### Directions for this task
Emit an exact copy of the lines running from the start of the records to the line containing "import * as d3 from 'd3'", both included.

## start Raw records

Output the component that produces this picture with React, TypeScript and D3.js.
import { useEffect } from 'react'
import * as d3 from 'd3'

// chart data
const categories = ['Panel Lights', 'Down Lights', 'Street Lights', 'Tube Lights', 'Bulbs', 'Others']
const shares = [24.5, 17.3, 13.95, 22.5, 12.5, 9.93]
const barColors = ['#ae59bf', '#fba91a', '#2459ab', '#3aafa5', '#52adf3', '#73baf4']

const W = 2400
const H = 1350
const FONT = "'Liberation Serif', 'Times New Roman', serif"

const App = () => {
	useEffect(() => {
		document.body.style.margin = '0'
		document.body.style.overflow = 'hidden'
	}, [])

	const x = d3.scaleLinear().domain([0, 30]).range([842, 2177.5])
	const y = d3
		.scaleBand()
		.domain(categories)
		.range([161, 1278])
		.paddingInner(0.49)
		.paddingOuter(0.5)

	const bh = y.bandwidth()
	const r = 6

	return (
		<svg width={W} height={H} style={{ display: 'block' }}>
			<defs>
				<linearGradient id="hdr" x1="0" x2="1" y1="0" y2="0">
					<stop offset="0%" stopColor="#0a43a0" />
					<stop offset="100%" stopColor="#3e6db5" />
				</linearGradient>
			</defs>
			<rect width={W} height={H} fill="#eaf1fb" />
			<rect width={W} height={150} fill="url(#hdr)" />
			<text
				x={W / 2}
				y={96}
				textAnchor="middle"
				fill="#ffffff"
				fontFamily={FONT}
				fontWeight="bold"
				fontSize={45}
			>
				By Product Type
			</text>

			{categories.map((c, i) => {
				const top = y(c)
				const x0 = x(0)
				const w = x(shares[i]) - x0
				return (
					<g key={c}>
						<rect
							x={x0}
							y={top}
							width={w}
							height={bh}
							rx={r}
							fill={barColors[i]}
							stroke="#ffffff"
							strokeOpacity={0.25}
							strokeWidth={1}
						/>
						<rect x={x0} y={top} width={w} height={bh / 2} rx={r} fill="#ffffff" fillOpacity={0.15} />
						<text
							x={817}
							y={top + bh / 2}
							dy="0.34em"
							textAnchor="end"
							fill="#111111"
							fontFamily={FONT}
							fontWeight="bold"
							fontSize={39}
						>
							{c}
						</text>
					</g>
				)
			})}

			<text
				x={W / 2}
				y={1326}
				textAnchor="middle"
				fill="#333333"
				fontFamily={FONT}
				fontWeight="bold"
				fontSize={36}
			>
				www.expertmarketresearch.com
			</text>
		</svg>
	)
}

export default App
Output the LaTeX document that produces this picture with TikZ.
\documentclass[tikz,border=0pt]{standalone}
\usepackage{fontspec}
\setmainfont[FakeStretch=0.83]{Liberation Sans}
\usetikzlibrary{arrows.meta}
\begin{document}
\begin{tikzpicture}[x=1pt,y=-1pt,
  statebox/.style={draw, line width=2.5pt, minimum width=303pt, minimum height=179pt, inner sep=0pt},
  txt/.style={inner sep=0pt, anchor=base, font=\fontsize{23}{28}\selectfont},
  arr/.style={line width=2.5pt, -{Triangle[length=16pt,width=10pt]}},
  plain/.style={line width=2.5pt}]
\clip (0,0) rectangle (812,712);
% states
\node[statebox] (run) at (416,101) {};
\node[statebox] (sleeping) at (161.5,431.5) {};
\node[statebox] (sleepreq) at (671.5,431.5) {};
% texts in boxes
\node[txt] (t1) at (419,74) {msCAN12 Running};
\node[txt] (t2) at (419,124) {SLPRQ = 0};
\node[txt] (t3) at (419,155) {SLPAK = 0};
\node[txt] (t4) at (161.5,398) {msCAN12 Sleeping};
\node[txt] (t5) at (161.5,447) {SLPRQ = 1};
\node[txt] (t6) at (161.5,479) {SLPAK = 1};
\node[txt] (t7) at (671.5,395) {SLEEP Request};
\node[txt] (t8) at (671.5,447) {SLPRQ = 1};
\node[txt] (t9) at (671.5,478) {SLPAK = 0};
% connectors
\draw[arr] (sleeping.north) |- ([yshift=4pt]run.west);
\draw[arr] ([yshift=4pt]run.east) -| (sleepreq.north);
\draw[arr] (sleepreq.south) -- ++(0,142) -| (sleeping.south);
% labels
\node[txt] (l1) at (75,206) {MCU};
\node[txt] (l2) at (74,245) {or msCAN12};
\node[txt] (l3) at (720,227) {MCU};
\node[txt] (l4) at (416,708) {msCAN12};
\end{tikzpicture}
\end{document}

## end Raw records

### Answer to the task
Output the component that produces this picture with React, TypeScript and D3.js.
import { useEffect } from 'react'
import * as d3 from 'd3'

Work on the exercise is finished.